Remove from the heat and add them warm water. The mixture should be around 110 degrees F (43 degrees C).
In a large bowl combine 1 cup of the flour, yeast, salt, anise seed and 1/4 cup of the sugar.
Beat in the warm milk mixture then add the eggs and orange zest and beat until well combined.
Stir in 1/2 cup of flour and continue adding more flour until the dough is soft.
Turn the dough out onto a lightly floured surface and knead until smooth and elastic.
Place the dough into a lightly greased bowl cover with plastic wrap and let rise in a warm place until doubled in size. This will take about 1 to 2 hours.

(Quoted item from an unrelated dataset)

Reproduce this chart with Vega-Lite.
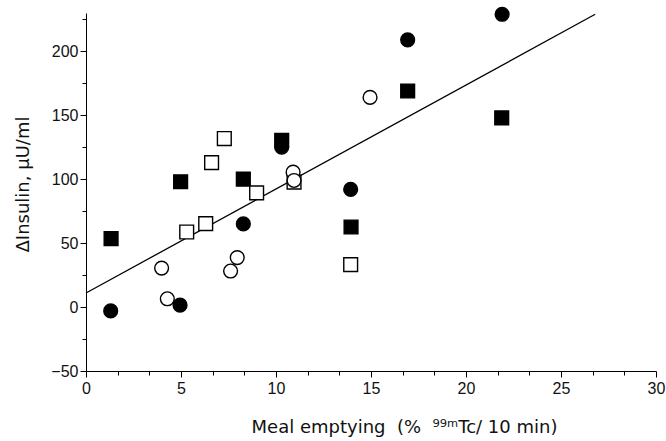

Punch the dough down and shape it into a large round loaf with a round knob on top. Place dough onto a baking sheet, loosely cover with plastic wrap and let rise in a warm place for about 1 hour or until just about doubled in size.
Bake in a preheated 350 degrees F (175 degrees C) oven for about 35 to 45 minutes. Remove from oven let cool slightly then brush with glaze.
To make glaze: In a small saucepan combine the 1/4 cup sugar, orange juice and orange zest. Bring to a boil over medium heat and boil for 2 minutes.
Brush over top of bread while still warm. Sprinkle glazed bread with white sugar.
Recipe by Lola source: AllRecipes.com
A bit of history…
Pan de muerto (Spanish for bread of the dead), also called pan de los muertos or dead bread in the United States, is a type of sweet roll traditionally baked in Mexico during the weeks leading up to the Día de Muertos, which is celebrated on November 1 and 2.
It is a sweetened soft bread shaped like a bun, often decorated with bone shaped phalanges pieces. Pan de muerto is eaten on Día de Muertos, at the gravesite or altar of the deceased. In some regions, it is eaten for months before the official celebration of Dia de Muertos.
In Oaxaca, pan de muerto is the same bread that is usually baked, with the addition of decorations. As part of the celebration, loved ones eat pan de muerto as well as the relative’s favorite foods.
The bones represent the departed one (difuntos or difuntas) and there is normally a baked tear drop on the bread to represent god-dess Chimalma’s tears for the living. The bones are represented in a circle to portray the circle of life. The bread is topped with sugar.